If we do pursue this direction,
perhaps it would be best to redefine the existing intrinsics,
rather than introducing new ones.
If the programmer does not wish to specify forward
, they can always use the vundefined_*()
helper function, like in the legacy API.
It is desirable that the intrinsics programmer can achieve the same code-size savings as the assembly programmer, without performance penalty. Unfortunately, the current intrinsics API proposal does not adequately provide this functionality, even with the help of an optimizing compiler.

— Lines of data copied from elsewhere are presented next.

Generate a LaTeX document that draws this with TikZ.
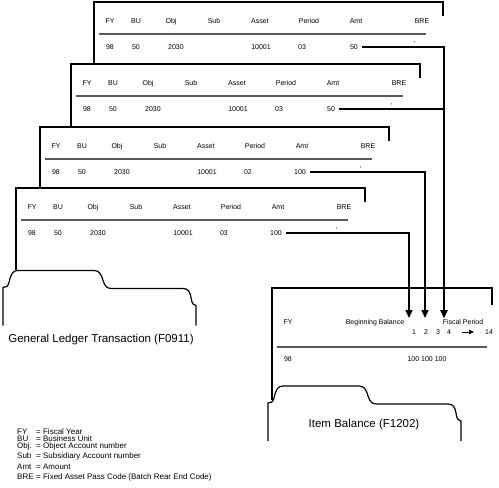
\documentclass[tikz,border=0pt]{standalone}
\usepackage{fontspec}
\setmainfont{Liberation Sans}
\usetikzlibrary{arrows.meta, positioning, calc}

\begin{document}
\begin{tikzpicture}[
        x=1pt, y=-1pt,
        cell/.style={font=\fontsize{7}{8}\selectfont, inner sep=0pt, text height=5pt, text depth=0pt},
        legend/.style={font=\fontsize{8}{8}\selectfont, inner sep=0pt, anchor=west, text height=5.6pt, text depth=0pt},
        caption/.style={font=\fontsize{11.5}{13}\selectfont, inner sep=0pt},
        card/.style={line width=1.2pt},
        rule/.style={line width=1.3pt, black!65},
        feed/.style={line width=1.5pt, -{Triangle[length=8pt, width=7pt]}},
        foldertab/.pic={
            \draw[card] (0,55) -- (0,17) .. controls (3,17) and (5,16) .. (6,12)
                .. controls (8,3) and (10,0) .. (15,0) -- (91,0)
                .. controls (96,0) and (98,3) .. (100,10)
                .. controls (102,16) and (104,18) .. (109,18) -- (180,18)
                .. controls (185,18) and (187,21) .. (188,27)
                .. controls (189,33) and (190,35) .. (193,35) -- (193,55);
        }
    ]
    \useasboundingbox (0,0) rectangle (499,488);

    % the four ledger records
    \foreach \cx/\cy/\drop/\per/\amt/\id in {94/2/62/03/50/A, 71/64/63/03/50/B, 40/127/61/02/100/C, 16/188/82/03/100/D}{
        \draw[card] (\cx,\cy+\drop) -- (\cx,\cy) -- (\cx+349,\cy) -- (\cx+349,\cy+14);
        \node[cell] (fy\id) at (\cx+16,\cy+19) {FY};
        \node[cell] (bu\id) at (\cx+42,\cy+19) {BU};
        \node[cell] (obj\id) at (\cx+77,\cy+19) {Obj};
        \node[cell] (sub\id) at (\cx+120,\cy+19) {Sub};
        \node[cell] (asset\id) at (\cx+166,\cy+19) {Asset};
        \node[cell] (period\id) at (\cx+215,\cy+19) {Period};
        \node[cell] (amthd\id) at (\cx+262,\cy+19) {Amt};
        \node[cell] (brehd\id) at (\cx+328,\cy+19) {BRE};
        \draw[rule] (\cx+5,\cy+32) -- (\cx+332,\cy+32);
        \node[cell] (yr\id) at (\cx+16,\cy+45) {98};
        \node[cell] (unit\id) at (\cx+42,\cy+45) {50};
        \node[cell] (acct\id) at (\cx+82,\cy+45) {2030};
        \node[cell] (asno\id) at (\cx+167,\cy+45) {10001};
        \node[cell] (per\id) at (\cx+208,\cy+45) {\per};
        \node[cell] (amt\id) at (\cx+260,\cy+45) {\amt};
        \node[cell] (bre\id) at (\cx+321,\cy+42) {'};
    }
    \pic at (3,270.5) {foldertab};
    \node[caption] (glTitle) at (101,340) {General Ledger Transaction (F0911)};

    % item balance record
    \draw[card] (272,400) -- (272,288) -- (492,288) -- (492,305);
    \node[cell] (ibFY) at (288,322) {FY};
    \node[cell] (ibBeg) at (375,322) {Beginning Balance};
    \node[cell] (ibFP) at (463,322) {Fiscal Period};
    \node[cell] (p1) at (414,332) {1};
    \node[cell] (p2) at (426,332) {2};
    \node[cell] (p3) at (438,332) {3};
    \node[cell] (p4) at (449,332) {4};
    \node[cell] (p14) at (489,332) {14};
    \coordinate (runS) at (462,332);
    \coordinate (runE) at (474,332);
    \draw[line width=0.8pt, -{Triangle[length=5pt, width=4.5pt]}] (runS) -- (runE);
    \draw[rule] (277,347) -- (487,347);
    \node[cell] (ib98) at (288,359) {98};
    \node[cell] (ibAmt) at (427,359) {100 100 100};
    \pic at (268,386) {foldertab};
    \node[caption] (ibTitle) at (364,425) {Item Balance (F1202)};

    % postings into the periods
    \coordinate (inA) at (444,318);
    \coordinate (inB) at (444,318);
    \coordinate (inC) at (425,318);
    \coordinate (inD) at (409,318);
    \draw[feed] ([xshift=4pt]amtA.east) -| (inA);
    \draw[feed, line width=2.4pt] ([xshift=4pt]amtB.east) -| (inB);
    \draw[feed] ([xshift=4pt]amtC.east) -| (inC);
    \draw[feed] ([xshift=4pt]amtD.east) -| (inD);

    % key
    \foreach \ly/\ab/\txt/\nm in {432/FY/Fiscal Year/fy, 439/BU/Business Unit/bu, 446/Obj./Object Account number/obj, 456/Sub/Subsidiary Account number/sub, 467/Amt/Amount/amt, 477/BRE/Fixed Asset Pass Code (Batch Rear End Code)/bre}{
        \node[legend] (key\nm) at (17,\ly) {\ab};
        \node[legend] (def\nm) at (36,\ly) {= \txt};
    }
\end{tikzpicture}
\end{document}
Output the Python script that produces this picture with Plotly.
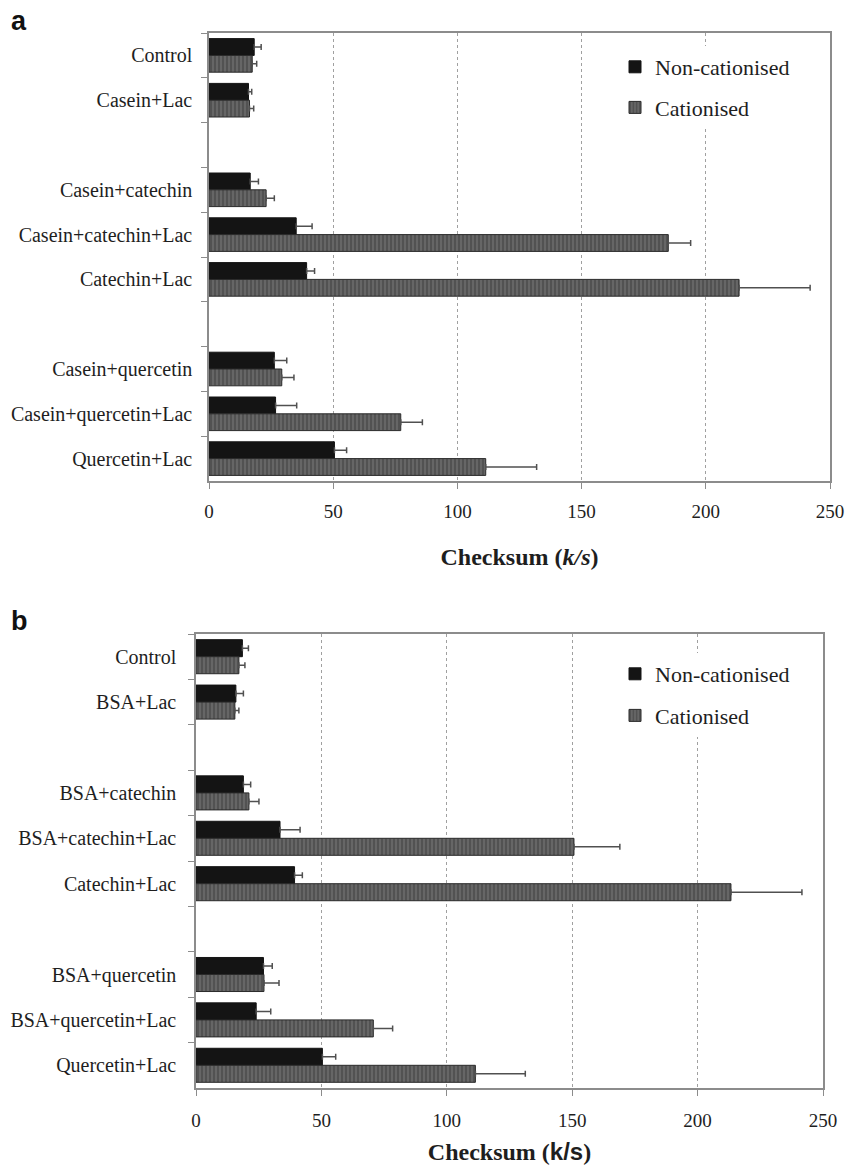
import plotly.graph_objects as go

# ---------------- data ----------------
cats_a = ["Control", "Casein+Lac", " ", "Casein+catechin", "Casein+catechin+Lac",
          "Catechin+Lac", "  ", "Casein+quercetin", "Casein+quercetin+Lac", "Quercetin+Lac"]
non_a = [18.2, 15.9, None, 16.6, 35.1, 39.3, None, 26.3, 26.8, 50.5]
non_a_err = [2.8, 1.3, None, 3.3, 6.4, 3.2, None, 5.0, 8.5, 4.9]
cat_a = [17.4, 16.3, None, 23.0, 184.9, 213.4, None, 29.3, 77.2, 111.4]
cat_a_err = [1.8, 1.7, None, 3.3, 9.0, 28.6, None, 4.9, 8.7, 20.5]

cats_b = ["Control", "BSA+Lac", " ", "BSA+catechin", "BSA+catechin+Lac",
          "Catechin+Lac", "  ", "BSA+quercetin", "BSA+quercetin+Lac", "Quercetin+Lac"]
non_b = [18.5, 15.9, None, 18.9, 33.5, 39.3, None, 26.9, 24.0, 50.4]
non_b_err = [2.4, 3.0, None, 2.9, 8.0, 3.1, None, 3.5, 5.8, 5.3]
cat_b = [17.1, 15.5, None, 21.1, 150.7, 213.3, None, 27.1, 70.7, 111.4]
cat_b_err = [2.4, 1.6, None, 4.0, 18.3, 28.3, None, 6.0, 7.7, 19.9]

series_names = ["Non-cationised", "Cationised"]
x_ticks = [0, 50, 100, 150, 200, 250]

# ---------------- style ----------------
SERIF = "Liberation Serif"
TXT = "#1e1e1e"
AX = "#8c8c8c"
W, H = 846, 1171

fig = go.Figure()

def add_panel(cats, non, non_err, cat, cat_err, xa, ya, legend):
    zeros = [0 if v is not None else None for v in non]
    fig.add_trace(go.Bar(
        y=cats, x=non, orientation="h", name=series_names[0],
        xaxis=xa, yaxis=ya, legend=legend, legendgroup="g1",
        marker=dict(color="#141414", line=dict(color="#141414", width=1)),
        error_x=dict(type="data", array=non_err, arrayminus=zeros, symmetric=False,
                     color="#505050", thickness=1.5, width=3),
    ))
    fig.add_trace(go.Bar(
        y=cats, x=cat, orientation="h", name=series_names[1],
        xaxis=xa, yaxis=ya, legend=legend, legendgroup="g2",
        marker=dict(color="#666666", line=dict(color="#2a2a2a", width=1),
                    pattern=dict(shape="|", fgcolor="#333333", size=4,
                                 solidity=0.4, fillmode="overlay")),
        error_x=dict(type="data", array=cat_err, arrayminus=zeros, symmetric=False,
                     color="#505050", thickness=1.5, width=3),
    ))

add_panel(cats_a, non_a, non_a_err, cat_a, cat_a_err, "x", "y", "legend")
add_panel(cats_b, non_b, non_b_err, cat_b, cat_b_err, "x2", "y2", "legend2")

def px_x(p):
    return p / W

def px_y(p):
    return 1 - p / H

xaxis_common = dict(
    range=[0, 250], tickvals=x_ticks, showgrid=True, gridcolor="#a0a0a0",
    griddash="dot", gridwidth=1, showline=True, linecolor=AX, linewidth=1.5,
    mirror=True, ticks="outside", ticklen=6, tickcolor=AX, zeroline=False,
    ticklabelstandoff=6, automargin=False,
    tickfont=dict(family=SERIF, size=19, color=TXT), fixedrange=True,
)
yaxis_common = dict(
    type="category", autorange="reversed", showline=True, linecolor=AX,
    linewidth=1.5, mirror=True, ticks="outside", ticklen=6, tickcolor=AX,
    tickson="boundaries", showgrid=False, automargin=False,
    tickfont=dict(family=SERIF, size=20, color=TXT), fixedrange=True,
)

fig.update_layout(
    width=W, height=H, margin=dict(l=0, r=0, t=0, b=0, autoexpand=False),
    autosize=False,
    paper_bgcolor="white", plot_bgcolor="white",
    barmode="group", bargap=0.25, bargroupgap=0,
    font=dict(family=SERIF, color=TXT),
    xaxis=dict(xaxis_common, domain=[px_x(209), px_x(830)], anchor="y",
               title=dict(text="<b>Checksum (<i>k/s</i>)</b>",
                          font=dict(family=SERIF, size=24, color=TXT), standoff=28)),
    yaxis=dict(yaxis_common, domain=[px_y(481), px_y(33)], anchor="x",
               ticklabelstandoff=11,
               categoryorder="array", categoryarray=cats_a),
    xaxis2=dict(xaxis_common, domain=[px_x(196), px_x(823)], anchor="y2",
                ticklabelstandoff=8,
                title=dict(text="<b>Checksum (<span style='font-family:Liberation Sans'>k/s</span>)</b>",
                           font=dict(family=SERIF, size=24, color=TXT), standoff=14)),
    yaxis2=dict(yaxis_common, domain=[px_y(1088), px_y(634)], anchor="x2",
                ticklabelstandoff=14,
                categoryorder="array", categoryarray=cats_b),
    legend=dict(x=px_x(615), y=px_y(46), xanchor="left", yanchor="top",
                bgcolor="white", borderwidth=0, traceorder="grouped",
                tracegroupgap=9, font=dict(family=SERIF, size=22, color=TXT)),
    legend2=dict(x=px_x(615), y=px_y(653), xanchor="left", yanchor="top",
                 bgcolor="white", borderwidth=0, traceorder="grouped",
                 tracegroupgap=10, font=dict(family=SERIF, size=22, color=TXT)),
    annotations=[
        dict(text="<b>a</b>", x=px_x(9), y=px_y(4), xref="paper", yref="paper",
             xanchor="left", yanchor="top", showarrow=False,
             font=dict(family="Liberation Sans", size=27, color="#111")),
        dict(text="<b>b</b>", x=px_x(9), y=px_y(604), xref="paper", yref="paper",
             xanchor="left", yanchor="top", showarrow=False,
             font=dict(family="Liberation Sans", size=27, color="#111")),
    ],
)

post = ("document.body.style.margin='0';document.body.style.padding='0';"
        "document.documentElement.style.overflow='hidden';")

fig.write_html("out.html", config={"responsive": False, "displayModeBar": False},
               post_script=post)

The way forward seems to be to define new intrinsics, perhaps redefining existing ones.
Our motivating example has focused on reductions.
In fact, all of the motivating examples we’ve discovered involve reductions.
Before pursuing this further, we should clarify the scope, if any beyond reductions.
For example, vadd.vx
also leaves its destination register undisturbed when VL = 0,
but it is unclear whether we need a forward
version of it.
For example, consider an application where we add a scalar to zero or more leading elements of a vector,
and then subsequently access an element outside of those that were modified.
It seems certain that such an application would use some kind of undisturbed vadd.vx
,
otherwise the unmodified elements accessed subsequently would have unpredictable values (due to agnostic policy).
Is there a use-case where we only require undisturbed behavior in the case that no elements were modified?
Thanks for producing the writeup. The other issue not listed so far is that the extra branch also pollutes branch predictors.